During tuning mode, the lock also serializes GPU profiling per process, which is the correct behavior since concurrent kernel measurements would interfere with each other.

Multi-Process

Each process has its own AutoTuner singleton (separate address space), so in-memory state is fully isolated. The only shared resource is the cache file on disk.

  • Reads are safe. Writes use os.replace (atomic on local filesystems), so a concurrent reader always sees either the old or new complete file, never a partial one.

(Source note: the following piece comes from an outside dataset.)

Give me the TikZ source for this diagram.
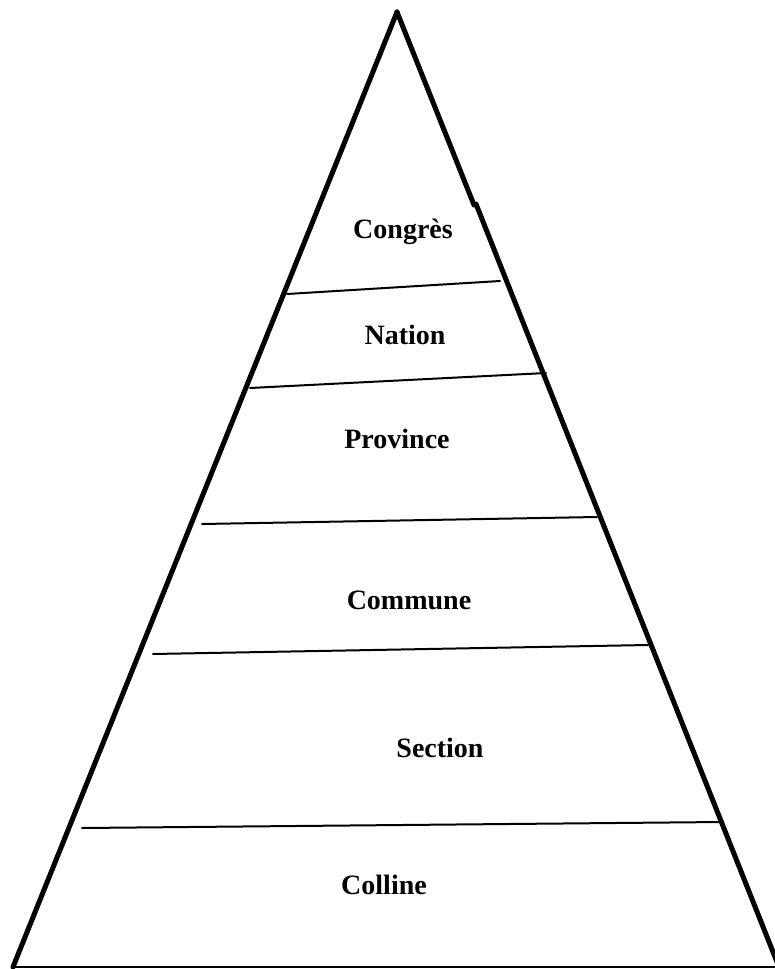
\documentclass[tikz,border=0pt]{standalone}
\usepackage{fontspec}
\setmainfont{Liberation Serif}
\usepackage{tikz}

\tikzset{
	level/.style={font=\fontsize{28}{30}\selectfont\bfseries},
	side/.style={line width=5pt},
	cut/.style={line width=2pt}
}

\begin{document}
\begin{tikzpicture}[line cap=round,line join=round,x=1pt,y=-1pt]
	\useasboundingbox (0,0) rectangle (775,969);
	\coordinate (top) at (397,12);
	\coordinate (bl) at (13,967);
	\coordinate (br) at (777,962);
	% sides of the pyramid
	\draw[side] (top) -- (bl);
	\draw[side] (top) -- (474,205);
	\draw[side] (476,204) -- (br);
	\draw[line width=1.8pt] (bl) -- (775,967);
	% cuts between the levels
	\draw[cut] (287,294) -- (500,281);
	\draw[cut] (250,388) -- (546,373);
	\draw[cut] (202,524) -- (597,517);
	\draw[cut] (153,654) -- (648,645);
	\draw[cut] (82,828) -- (722,822);
	% levels
	\node[level] (congres) at (403,232) {Congrès};
	\node[level] (nation) at (405,335) {Nation};
	\node[level] (province) at (397,439) {Province};
	\node[level] (commune) at (409,600) {Commune};
	\node[level] (section) at (440,748) {Section};
	\node[level] (colline) at (384,885) {Colline};
\end{tikzpicture}
\end{document}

  • Concurrent writes are best-effort. Before writing, save_configs re-reads the file from disk and merges any new entries from other processes (in-memory results win on overlap). This significantly reduces the lost-update window. However, the read-merge-write sequence is not itself atomic, so two truly simultaneous writers can still race:

    Process A                          Process B
    ─────────                          ─────────
    1. Read file {X, Y}
                                       2. Read file {X, Y}
    3. Merge → {X, Y, Z}
    4. Write {X, Y, Z}
                                       5. Merge → {X, Y, W}
                                          (stale: doesn't see Z)
                                       6. Write {X, Y, W}
                                          ← Z is lost
    

If you are tuning with multiple processes (e.g. multi-GPU with torchrun), you could use separate output files per rank and merge them afterwards:

import json

merged = {}
for path in ["configs_rank0.json", "configs_rank1.json"]:
    with open(path) as f:
        merged.update(json.load(f))

with open("configs_merged.json", "w") as f:
    json.dump(merged, f, indent=2, sort_keys=True)

Note

Atomic file writes rely on os.replace(), which maps to the POSIX rename() syscall. This is atomic on all local filesystems and is expected to be atomic on most network filesystems (NFS, Lustre) per POSIX semantics. FlashInfer’s cubin caching also relies on this guarantee.